Sen. Elizabeth Warren is challenging SEC Chair nominee Paul Atkins over his connections to the now-defunct crypto exchange FTX ahead of his upcoming confirmation hearing. Warren has raised concerns about Atkins’ involvement as an advisor to FTX and whether he turned a blind eye to the exchange’s misuse of customer funds.
Atkins, a known advocate for lighter regulation, served as an advisor to FTX before its collapse in November 2022. Warren pointed out that FTX was later exposed for fraudulent activities, yet Atkins did not sound any alarms. Instead, he criticized the regulatory environment for stifling crypto innovation post-collapse.
Warren’s letter to Atkins questioned how a seasoned financial expert like him failed to identify FTX’s risky practices. She also expressed apprehension about Atkins’ broader affiliations in the crypto industry, including advising the Chamber of Digital Commerce, raising concerns about potential bias towards the sector in his regulatory decisions at the SEC.
In addition to his ties to FTX, Warren has asked Atkins to disclose his compensation from the exchange and whether any of it has been reclaimed during bankruptcy proceedings. She also inquired about his knowledge of financial connections between FTX and Alameda Research, as well as any potential mingling of customer funds.
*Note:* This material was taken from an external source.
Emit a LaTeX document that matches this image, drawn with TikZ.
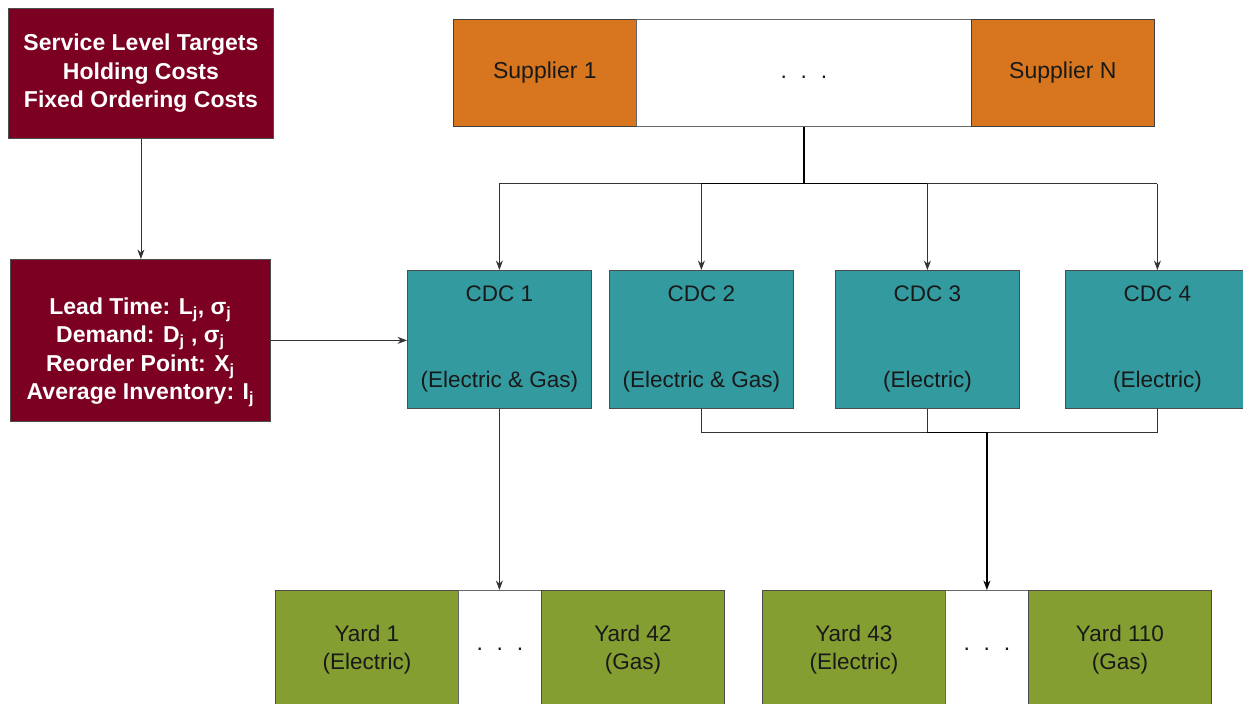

Furthermore, Warren has pressed Atkins on how he plans to enforce securities laws impartially, especially in light of recent SEC decisions to drop enforcement cases against major crypto players. She also raised concerns about market manipulation and insider trading cases involving government officials, including the President and his associates with ties to digital assets.
As Atkins prepares for his confirmation hearing before the Senate Banking Committee, Warren’s scrutiny underscores the importance of ensuring regulatory integrity and impartiality in overseeing the crypto industry. The outcome of Atkins’ nomination could have significant implications for the future of crypto regulation in the United States.